Here is the abstract:
“In this fascinating and
eye-opening account, theoretical physicist Alexander Unzicker and science
writer Sheilla Jones offer a polemic. They question whether the large-scale,
multinational enterprises actually lead us to the promised land of
understanding the universe. The two scientists take us on a tour of
contemporary physics and show how a series of highly publicized theories met a
dead end. Unzicker and Jones systematically unpack the recent hot theories such
as "parallel universes," "string theory," and
"inflationary cosmology," and provide an accessible explanation of
each.

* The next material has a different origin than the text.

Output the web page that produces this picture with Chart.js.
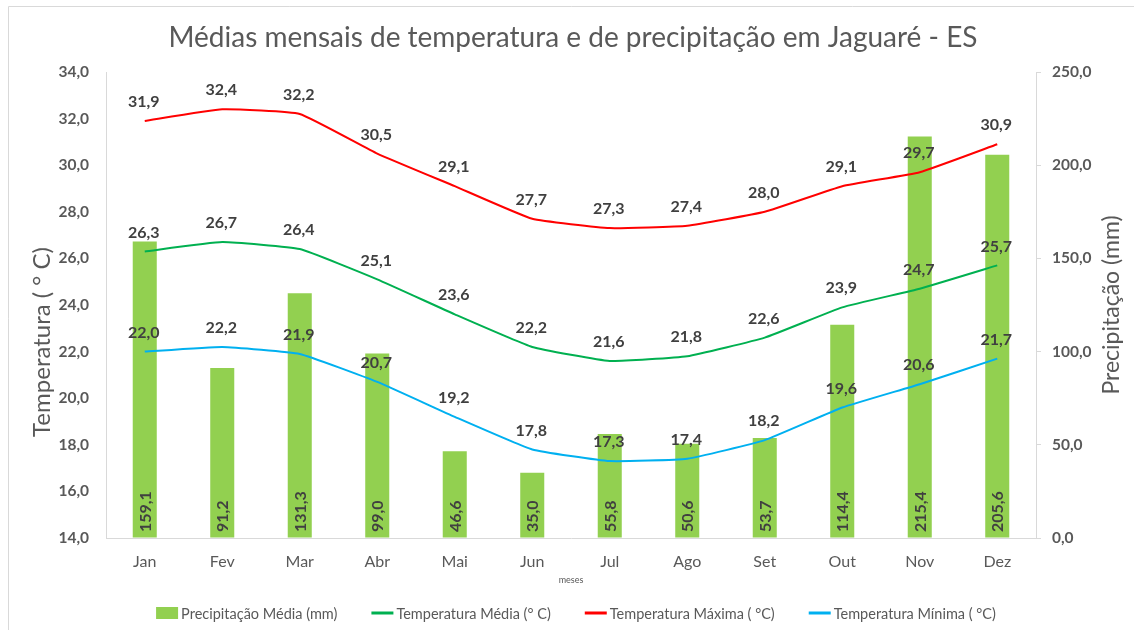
<!DOCTYPE html>
<html><head><meta charset="utf-8">
<script src="https://cdn.jsdelivr.net/npm/chart.js@4"></script>
<style>html,body{margin:0;padding:0;background:#fff}</style>
</head><body>
<canvas id="c" width="1134" height="630" style="display:block;width:1134px;height:630px"></canvas>
<script>
const months = ['Jan','Fev','Mar','Abr','Mai','Jun','Jul','Ago','Set','Out','Nov','Dez'];
const precipitacao = [159.1, 91.2, 131.3, 99.0, 46.6, 35.0, 55.8, 50.6, 53.7, 114.4, 215.4, 205.6];
const tempMedia = [26.3, 26.7, 26.4, 25.1, 23.6, 22.2, 21.6, 21.8, 22.6, 23.9, 24.7, 25.7];
const tempMaxima = [31.9, 32.4, 32.2, 30.5, 29.1, 27.7, 27.3, 27.4, 28.0, 29.1, 29.7, 30.9];
const tempMinima = [22.0, 22.2, 21.9, 20.7, 19.2, 17.8, 17.3, 17.4, 18.2, 19.6, 20.6, 21.7];
const tempTickRange = [14, 34, 2];
const precTickRange = [0, 250, 50];
const seriesNames = ['Precipitação Média (mm)', 'Temperatura Média (° C)', 'Temperatura Máxima ( °C)', 'Temperatura Mínima ( °C)'];
const chartTitle = 'Médias mensais de temperatura e de precipitação em Jaguaré - ES';
const leftTitle = 'Temperatura ( ° C)';
const rightTitle = 'Precipitação (mm)';
const xTitle = 'meses';

const FONT = 'Lato, "Open Sans", sans-serif';
const fmt = v => Number(v).toFixed(1).replace('.', ',');

const extras = {
  id: 'extras',
  beforeDraw(chart) {
    const ctx = chart.ctx;
    ctx.save();
    ctx.strokeStyle = '#d9d9d9';
    ctx.lineWidth = 1;
    ctx.beginPath();
    ctx.moveTo(8.5, 1134); ctx.lineTo(8.5, 6.5); ctx.lineTo(1134, 6.5);
    ctx.stroke();
    ctx.restore();
  },
  afterDatasetsDraw(chart) {
    const ctx = chart.ctx;
    const ca = chart.chartArea;
    ctx.save();
    const barMeta = chart.getDatasetMeta(0);
    ctx.fillStyle = '#404040';
    ctx.font = 'bold 16px ' + FONT;
    barMeta.data.forEach((el, i) => {
      ctx.save();
      ctx.translate(el.x, ca.bottom - 6);
      ctx.rotate(-Math.PI / 2);
      ctx.textAlign = 'left';
      ctx.textBaseline = 'middle';
      ctx.fillText(fmt(precipitacao[i]), 0, 1);
      ctx.restore();
    });
    ctx.font = 'bold 16px ' + FONT;
    ctx.textAlign = 'center';
    ctx.textBaseline = 'middle';
    [1, 2, 3].forEach(di => {
      const meta = chart.getDatasetMeta(di);
      const vals = chart.data.datasets[di].data;
      meta.data.forEach((el, i) => {
        ctx.fillText(fmt(vals[i]), el.x - 1, el.y - 19);
      });
    });
    ctx.restore();
  },
  afterDraw(chart) {
    const ctx = chart.ctx;
    ctx.save();
    ctx.fillStyle = '#595959';
    ctx.textAlign = 'center';
    ctx.textBaseline = 'middle';
    ctx.font = '28px ' + FONT;
    ctx.fillText(chartTitle, 573, 38);
    ctx.font = '9px ' + FONT;
    ctx.fillText(xTitle, 571, 580);
    ctx.font = '24px ' + FONT;
    ctx.save(); ctx.translate(42, 342); ctx.rotate(-Math.PI / 2); ctx.fillText(leftTitle, 0, 0); ctx.restore();
    ctx.font = '23px ' + FONT;
    ctx.save(); ctx.translate(1112, 305); ctx.rotate(-Math.PI / 2); ctx.fillText(rightTitle, 0, 0); ctx.restore();
    ctx.font = '14.5px ' + FONT;
    ctx.textAlign = 'left';
    const colors = chart.data.datasets.map(d => d.borderColor || d.backgroundColor);
    const boxW = 22, gapText = 3, gapItem = 34;
    const widths = seriesNames.map(s => boxW + gapText + ctx.measureText(s).width);
    const total = widths.reduce((a, b) => a + b, 0) + gapItem * (seriesNames.length - 1);
    let x = 576 - total / 2;
    const y = 613;
    seriesNames.forEach((s, i) => {
      if (i === 0) {
        ctx.fillStyle = chart.data.datasets[0].backgroundColor;
        ctx.fillRect(x, y - 6, boxW, 12);
      } else {
        ctx.strokeStyle = colors[i];
        ctx.lineWidth = 3;
        ctx.beginPath(); ctx.moveTo(x, y); ctx.lineTo(x + boxW, y); ctx.stroke();
      }
      ctx.fillStyle = '#595959';
      ctx.fillText(s, x + boxW + gapText, y + 1);
      x += widths[i] + gapItem;
    });
    ctx.restore();
  }
};

new Chart(document.getElementById('c'), {
  data: {
    labels: months,
    datasets: [
      { type: 'bar', label: seriesNames[0], data: precipitacao, yAxisID: 'y1', backgroundColor: '#92D050', order: 5,
        categoryPercentage: 1, barPercentage: 0.31 },
      { type: 'line', label: seriesNames[1], data: tempMedia, yAxisID: 'y', borderColor: '#00B050', borderWidth: 2, pointRadius: 0, tension: 0.12, order: 1 },
      { type: 'line', label: seriesNames[2], data: tempMaxima, yAxisID: 'y', borderColor: '#FF0000', borderWidth: 2, pointRadius: 0, tension: 0.12, order: 1 },
      { type: 'line', label: seriesNames[3], data: tempMinima, yAxisID: 'y', borderColor: '#00B0F0', borderWidth: 2, pointRadius: 0, tension: 0.12, order: 1 }
    ]
  },
  options: {
    responsive: false,
    animation: false,
    layout: { padding: { top: 72, left: 0, right: 0, bottom: 0 } },
    plugins: { legend: { display: false }, tooltip: { enabled: false }, title: { display: false } },
    scales: {
      x: {
        grid: { display: false, drawTicks: false },
        border: { display: true, color: '#d9d9d9' },
        ticks: { color: '#595959', font: { family: FONT, size: 16 }, padding: 14 },
        afterFit: s => { s.height = 92; }
      },
      y: {
        position: 'left', min: tempTickRange[0], max: tempTickRange[1],
        grid: { display: false, drawTicks: false },
        border: { display: true, color: '#d9d9d9' },
        ticks: { stepSize: tempTickRange[2], color: '#595959', font: { family: FONT, size: 15.5, weight: 'bold' }, padding: 17, callback: v => fmt(v) },
        afterFit: s => { s.width = 106; }
      },
      y1: {
        position: 'right', min: precTickRange[0], max: precTickRange[1],
        grid: { display: true, drawOnChartArea: false, drawTicks: true, tickLength: 5, color: '#d9d9d9' },
        border: { display: true, color: '#d9d9d9' },
        ticks: { stepSize: precTickRange[2], color: '#595959', font: { family: FONT, size: 15.5, weight: 'bold' }, padding: 11, callback: v => fmt(v) },
        afterFit: s => { s.width = 98; }
      }
    }
  },
  plugins: [extras]
});
</script>
</body></html>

They argue that physics has abandoned its evidence-based roots and
shifted to untestable mathematical theories, and they issue a clarion call for
the science to return to its experimental foundation.”
4 comments:
I read the Unzicker book but found it of little use.
Theory is not fact and we should all know that!
Atomic physics must deal with subatomic detail and there are the limitations of Planck's numbers.
1) of course its all theory but that is because of the subject matter.
2) of course the ratio of noise to real data is high, again that's due to the subject matter.
But in defense particle physics does have evidence to show for its conclusions and it tries, so Unzicker should show us something better and he can't.
I quote: "its evidence-based roots and shifted to untestable mathematical theories,..." That is suggesting that modern math theories are just phantasies and not about the world or the universe. Great. Reading math books, almost all books aren't explaining but just giving axioma's, definitions and rules to follow. There is no link to what people are experiencing during their life. The claim is then that the higher the abstraction is, the more it represents reality. Math is about structures, they say. Which structures, is then the question. Producing paradoxical situations means that there is something wrong with the basic assumptions. As far as I know, in the past, math theories were developped to get a better understanding of physical phenomenae not the other way around.
From: Don Briddell:
"I read Unzicker’s book and recommend it."
As seen from the above comments, there are opposing opinions concerning the value of the Higgs "discovery." In general, in science you only can find what you are looking for. The fleeting half-life (10 billion trillionth of a second) and hugh mass (126 times that of a proton) does not inspire belief or confidence in normal people. One cannot blame the Japanese for second thoughts: Is that all there is? You want $3.5 billion for what?